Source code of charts
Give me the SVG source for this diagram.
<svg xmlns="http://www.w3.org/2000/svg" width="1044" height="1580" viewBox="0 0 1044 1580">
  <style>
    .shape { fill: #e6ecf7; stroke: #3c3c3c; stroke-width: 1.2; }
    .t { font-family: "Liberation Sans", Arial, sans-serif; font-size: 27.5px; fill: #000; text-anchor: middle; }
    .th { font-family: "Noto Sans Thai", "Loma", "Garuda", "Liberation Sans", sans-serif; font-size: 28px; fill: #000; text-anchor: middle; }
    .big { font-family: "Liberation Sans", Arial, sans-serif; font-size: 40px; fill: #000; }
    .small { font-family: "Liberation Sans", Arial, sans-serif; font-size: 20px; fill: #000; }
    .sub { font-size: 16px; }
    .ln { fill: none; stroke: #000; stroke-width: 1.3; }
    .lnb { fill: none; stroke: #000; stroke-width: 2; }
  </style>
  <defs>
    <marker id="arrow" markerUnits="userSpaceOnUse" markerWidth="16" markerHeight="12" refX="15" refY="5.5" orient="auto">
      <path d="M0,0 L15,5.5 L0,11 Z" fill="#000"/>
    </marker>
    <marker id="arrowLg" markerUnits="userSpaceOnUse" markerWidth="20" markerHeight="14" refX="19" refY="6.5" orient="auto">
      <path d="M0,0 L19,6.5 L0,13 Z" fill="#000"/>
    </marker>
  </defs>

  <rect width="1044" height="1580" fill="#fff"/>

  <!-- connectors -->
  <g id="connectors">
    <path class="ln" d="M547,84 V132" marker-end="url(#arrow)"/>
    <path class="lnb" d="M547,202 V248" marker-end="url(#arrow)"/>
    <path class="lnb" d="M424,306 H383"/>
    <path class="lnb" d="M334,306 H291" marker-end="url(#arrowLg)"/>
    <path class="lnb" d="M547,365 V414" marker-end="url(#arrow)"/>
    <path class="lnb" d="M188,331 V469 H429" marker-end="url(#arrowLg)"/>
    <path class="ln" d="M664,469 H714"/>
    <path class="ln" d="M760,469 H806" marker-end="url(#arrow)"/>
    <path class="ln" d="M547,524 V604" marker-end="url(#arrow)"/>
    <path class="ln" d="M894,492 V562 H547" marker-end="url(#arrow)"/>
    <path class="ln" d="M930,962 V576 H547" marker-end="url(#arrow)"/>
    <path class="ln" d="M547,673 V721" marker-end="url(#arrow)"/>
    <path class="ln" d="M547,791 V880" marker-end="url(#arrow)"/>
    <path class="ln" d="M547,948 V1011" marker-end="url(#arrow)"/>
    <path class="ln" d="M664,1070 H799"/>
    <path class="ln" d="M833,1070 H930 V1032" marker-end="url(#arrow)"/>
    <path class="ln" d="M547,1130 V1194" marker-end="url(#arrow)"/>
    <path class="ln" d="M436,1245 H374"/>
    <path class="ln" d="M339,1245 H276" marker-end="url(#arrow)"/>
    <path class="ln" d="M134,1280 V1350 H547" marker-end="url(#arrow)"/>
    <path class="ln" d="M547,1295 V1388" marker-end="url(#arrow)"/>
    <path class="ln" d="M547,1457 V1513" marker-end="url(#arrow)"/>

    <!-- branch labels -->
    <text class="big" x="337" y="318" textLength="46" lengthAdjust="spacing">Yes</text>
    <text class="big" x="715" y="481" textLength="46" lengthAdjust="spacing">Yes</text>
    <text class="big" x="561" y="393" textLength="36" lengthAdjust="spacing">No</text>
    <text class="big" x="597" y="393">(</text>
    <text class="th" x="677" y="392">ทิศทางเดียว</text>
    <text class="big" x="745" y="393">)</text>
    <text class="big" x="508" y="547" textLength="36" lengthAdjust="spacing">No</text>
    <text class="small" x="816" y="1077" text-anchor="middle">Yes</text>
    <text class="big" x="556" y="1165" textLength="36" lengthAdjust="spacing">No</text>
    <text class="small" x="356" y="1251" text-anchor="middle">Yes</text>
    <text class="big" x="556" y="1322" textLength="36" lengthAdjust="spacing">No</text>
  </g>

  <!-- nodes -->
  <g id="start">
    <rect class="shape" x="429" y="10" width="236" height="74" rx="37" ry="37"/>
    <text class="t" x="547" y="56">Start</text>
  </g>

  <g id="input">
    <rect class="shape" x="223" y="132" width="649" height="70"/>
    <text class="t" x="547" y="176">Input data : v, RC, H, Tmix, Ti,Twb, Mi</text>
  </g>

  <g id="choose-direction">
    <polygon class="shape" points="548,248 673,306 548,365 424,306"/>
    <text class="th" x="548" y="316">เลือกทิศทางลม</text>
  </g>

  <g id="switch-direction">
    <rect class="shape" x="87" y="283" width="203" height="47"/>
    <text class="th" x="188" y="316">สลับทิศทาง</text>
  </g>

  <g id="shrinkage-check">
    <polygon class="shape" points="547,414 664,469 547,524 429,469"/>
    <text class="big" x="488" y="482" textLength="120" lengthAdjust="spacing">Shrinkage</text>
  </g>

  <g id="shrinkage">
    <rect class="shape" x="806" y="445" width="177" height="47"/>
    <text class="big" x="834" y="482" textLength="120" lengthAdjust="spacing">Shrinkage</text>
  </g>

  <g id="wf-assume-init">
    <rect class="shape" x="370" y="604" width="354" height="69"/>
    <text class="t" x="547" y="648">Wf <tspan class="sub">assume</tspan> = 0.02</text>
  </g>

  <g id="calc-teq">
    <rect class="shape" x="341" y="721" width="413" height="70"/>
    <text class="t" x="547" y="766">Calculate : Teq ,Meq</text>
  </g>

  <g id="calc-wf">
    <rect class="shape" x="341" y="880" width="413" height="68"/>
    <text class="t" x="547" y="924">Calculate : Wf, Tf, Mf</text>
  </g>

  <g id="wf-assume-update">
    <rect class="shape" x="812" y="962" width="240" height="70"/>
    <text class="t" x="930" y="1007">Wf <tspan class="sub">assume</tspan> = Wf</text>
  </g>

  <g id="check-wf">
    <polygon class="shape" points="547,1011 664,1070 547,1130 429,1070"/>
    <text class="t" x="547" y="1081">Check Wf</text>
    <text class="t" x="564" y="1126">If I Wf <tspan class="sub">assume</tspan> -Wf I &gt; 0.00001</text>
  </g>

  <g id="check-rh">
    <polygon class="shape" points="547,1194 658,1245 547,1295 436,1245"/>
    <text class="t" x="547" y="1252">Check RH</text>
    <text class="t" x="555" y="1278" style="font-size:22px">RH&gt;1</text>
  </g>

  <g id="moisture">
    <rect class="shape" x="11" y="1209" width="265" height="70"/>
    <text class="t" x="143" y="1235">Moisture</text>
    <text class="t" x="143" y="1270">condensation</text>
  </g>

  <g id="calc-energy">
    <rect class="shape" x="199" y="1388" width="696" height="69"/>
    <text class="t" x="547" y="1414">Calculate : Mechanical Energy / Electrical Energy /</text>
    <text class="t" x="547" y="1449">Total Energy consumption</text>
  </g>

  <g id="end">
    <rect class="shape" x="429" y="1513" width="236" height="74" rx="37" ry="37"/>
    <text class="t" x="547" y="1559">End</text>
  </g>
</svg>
==
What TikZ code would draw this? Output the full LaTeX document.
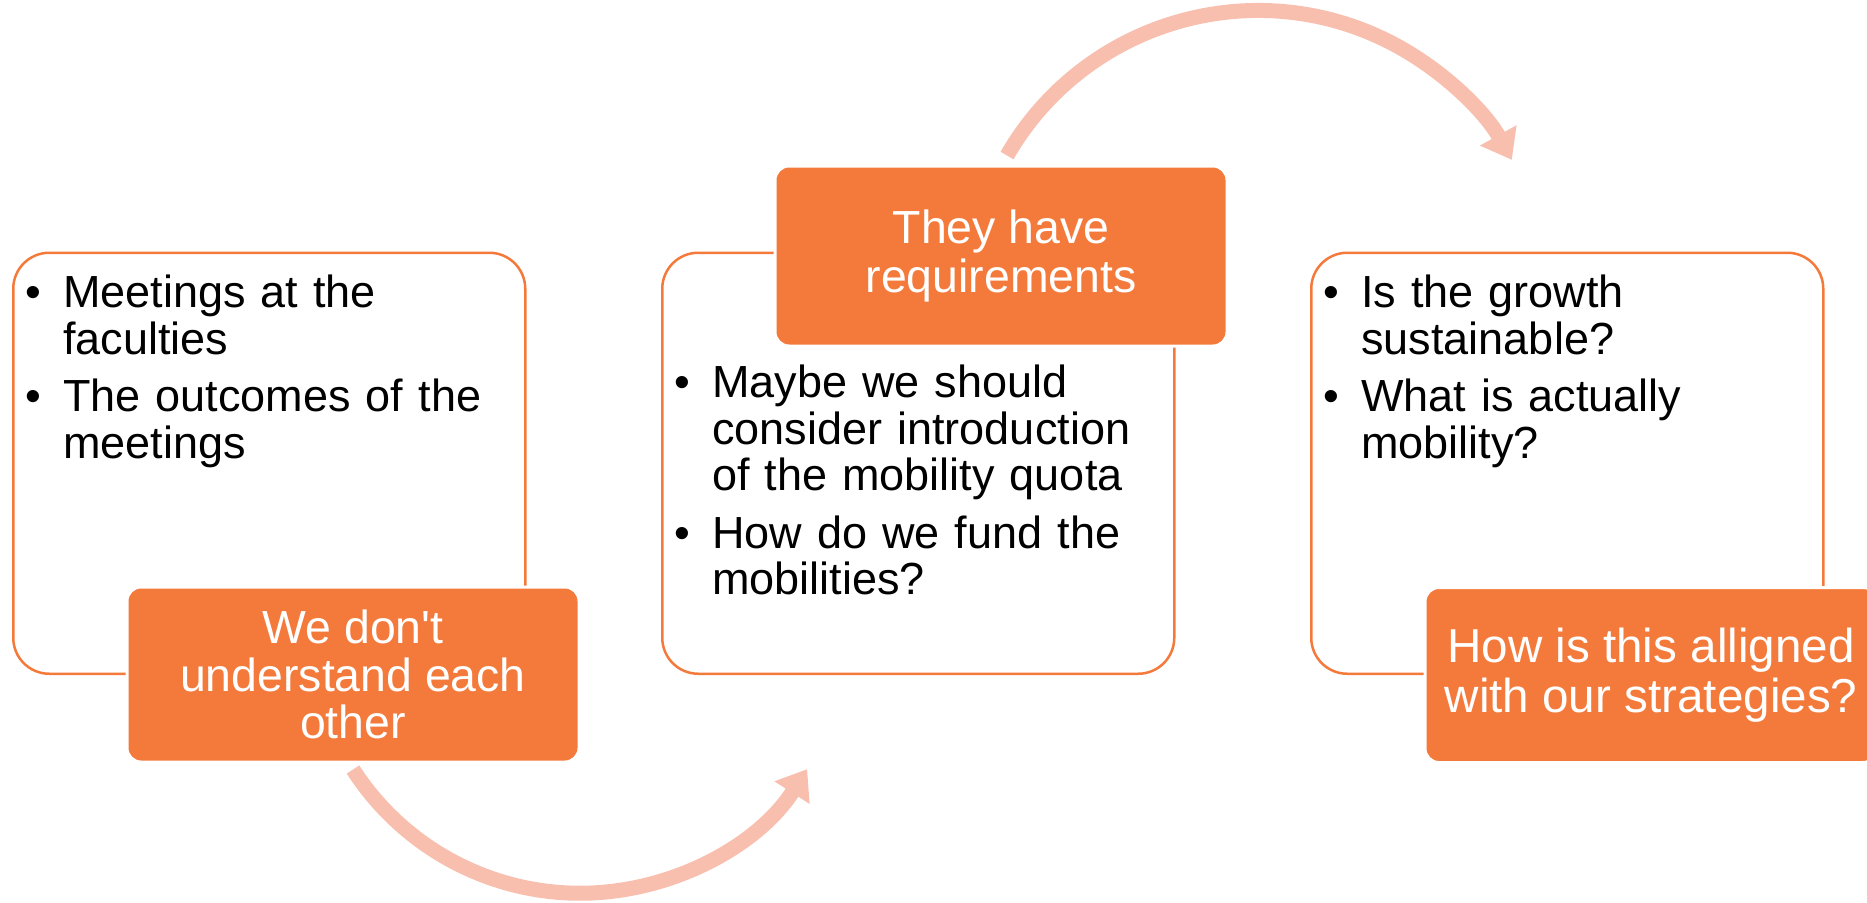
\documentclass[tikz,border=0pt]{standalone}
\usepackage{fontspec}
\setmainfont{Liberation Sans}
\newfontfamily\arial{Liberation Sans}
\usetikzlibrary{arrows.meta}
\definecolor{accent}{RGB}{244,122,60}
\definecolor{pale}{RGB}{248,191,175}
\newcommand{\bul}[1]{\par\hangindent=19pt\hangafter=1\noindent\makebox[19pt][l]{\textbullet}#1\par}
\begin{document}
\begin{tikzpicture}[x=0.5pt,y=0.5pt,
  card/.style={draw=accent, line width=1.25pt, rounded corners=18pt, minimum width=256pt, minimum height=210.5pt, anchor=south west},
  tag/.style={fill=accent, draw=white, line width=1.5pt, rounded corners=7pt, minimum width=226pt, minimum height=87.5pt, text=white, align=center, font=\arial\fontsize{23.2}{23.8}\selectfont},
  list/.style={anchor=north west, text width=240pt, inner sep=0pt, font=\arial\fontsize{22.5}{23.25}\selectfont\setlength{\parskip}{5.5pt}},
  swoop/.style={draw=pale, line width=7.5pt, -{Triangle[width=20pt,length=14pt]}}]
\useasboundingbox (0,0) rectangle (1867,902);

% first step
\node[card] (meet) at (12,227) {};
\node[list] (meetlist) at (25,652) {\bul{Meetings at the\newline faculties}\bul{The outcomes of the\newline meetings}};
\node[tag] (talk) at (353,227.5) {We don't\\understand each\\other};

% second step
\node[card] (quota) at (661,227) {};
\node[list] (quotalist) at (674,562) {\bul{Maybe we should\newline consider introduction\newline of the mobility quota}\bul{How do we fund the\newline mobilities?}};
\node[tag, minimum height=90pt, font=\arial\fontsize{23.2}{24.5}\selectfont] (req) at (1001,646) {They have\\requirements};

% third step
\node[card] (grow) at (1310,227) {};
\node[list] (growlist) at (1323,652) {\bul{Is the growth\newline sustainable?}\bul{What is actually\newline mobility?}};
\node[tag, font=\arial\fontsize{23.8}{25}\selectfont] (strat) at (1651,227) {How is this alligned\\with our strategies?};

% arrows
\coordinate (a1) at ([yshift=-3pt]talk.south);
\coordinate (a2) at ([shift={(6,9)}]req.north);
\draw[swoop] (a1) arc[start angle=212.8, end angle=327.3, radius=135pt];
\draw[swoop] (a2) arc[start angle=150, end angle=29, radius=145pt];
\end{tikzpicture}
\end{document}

Short problem
Search the data above for lines holding "What" and copy each of them.

Correct answer
What TikZ code would draw this? Output the full LaTeX document.
\node[list] (growlist) at (1323,652) {\bul{Is the growth\newline sustainable?}\bul{What is actually\newline mobility?}};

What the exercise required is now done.